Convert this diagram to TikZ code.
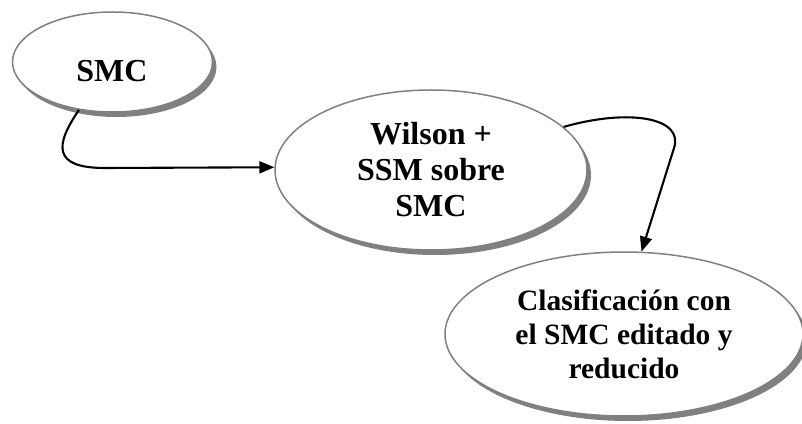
\documentclass[tikz,border=0pt]{standalone}
\usepackage{fontspec}
\setmainfont{Liberation Serif}
\usetikzlibrary{shapes.geometric,shadows,arrows.meta}
\definecolor{rimgray}{HTML}{808080}
\tikzset{
  bubble/.style={ellipse, draw=rimgray, line width=1.5pt, fill=white, inner sep=0pt,
    drop shadow={shadow xshift=4pt, shadow yshift=-5pt, fill=rimgray, opacity=1}},
  lbl/.style={align=center, font=\bfseries\fontsize{32}{36}\selectfont, inner sep=0pt},
  lblsmall/.style={align=center, font=\bfseries\fontsize{29.5}{34}\selectfont, inner sep=0pt},
  link/.style={line width=2.1pt, -{Triangle[length=15pt,width=12pt]}},
}
\begin{document}
\begin{tikzpicture}[x=1pt,y=1pt]
\useasboundingbox (0,0) rectangle (802,423);
% the three stages
\node[bubble, minimum width=200pt, minimum height=100pt] (s) at (112.5,361) {};
\node[lbl] (st) at (112,352) {SMC};
\node[bubble, minimum width=312pt, minimum height=160pt, lbl] (w) at (431,253)
  {Wilson +\\SSM sobre\\SMC};
\node[bubble, minimum width=358pt, minimum height=164pt, lblsmall] (c) at (624,89)
  {Clasificación con\\el SMC editado y\\reducido};
% connectors
\coordinate (turn) at (105,255);
\draw[link] (s.235) .. controls (55,278) and (52,255) .. (turn) -- (w.179);
\draw[link] (w.18) .. controls (630,315) and (684,305) .. (674,275) -- (c.78);
\end{tikzpicture}
\end{document}
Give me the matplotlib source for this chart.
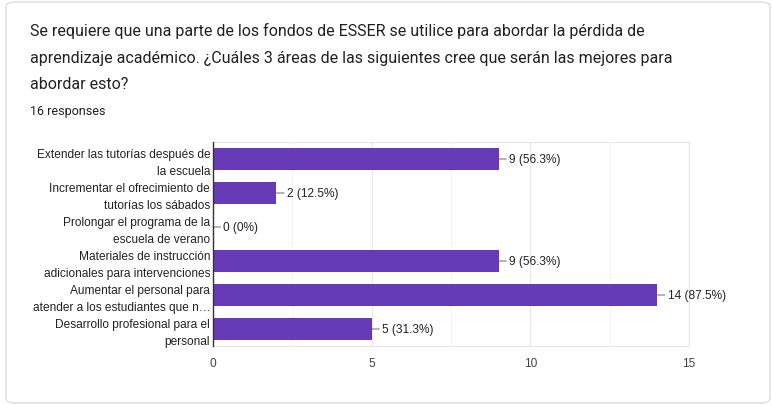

● ● ● ● ● ● ●

**WHAT YOU SHOULD DO:**
Copy every record character for character. Skip the pictures.

**PROBLEM SOLUTION:**
Convert this diagram to TikZ code.
\documentclass[tikz,border=0pt]{standalone}
\usepackage{fontspec}
\setmainfont{Liberation Serif}
\usetikzlibrary{shapes.geometric,shadows,arrows.meta}
\definecolor{rimgray}{HTML}{808080}
\tikzset{
  bubble/.style={ellipse, draw=rimgray, line width=1.5pt, fill=white, inner sep=0pt,
    drop shadow={shadow xshift=4pt, shadow yshift=-5pt, fill=rimgray, opacity=1}},
  lbl/.style={align=center, font=\bfseries\fontsize{32}{36}\selectfont, inner sep=0pt},
  lblsmall/.style={align=center, font=\bfseries\fontsize{29.5}{34}\selectfont, inner sep=0pt},
  link/.style={line width=2.1pt, -{Triangle[length=15pt,width=12pt]}},
}
\begin{document}
\begin{tikzpicture}[x=1pt,y=1pt]
\useasboundingbox (0,0) rectangle (802,423);
% the three stages
\node[bubble, minimum width=200pt, minimum height=100pt] (s) at (112.5,361) {};
\node[lbl] (st) at (112,352) {SMC};
\node[bubble, minimum width=312pt, minimum height=160pt, lbl] (w) at (431,253)
  {Wilson +\\SSM sobre\\SMC};
\node[bubble, minimum width=358pt, minimum height=164pt, lblsmall] (c) at (624,89)
  {Clasificación con\\el SMC editado y\\reducido};
% connectors
\coordinate (turn) at (105,255);
\draw[link] (s.235) .. controls (55,278) and (52,255) .. (turn) -- (w.179);
\draw[link] (w.18) .. controls (630,315) and (684,305) .. (674,275) -- (c.78);
\end{tikzpicture}
\end{document}
Give me the matplotlib source for this chart.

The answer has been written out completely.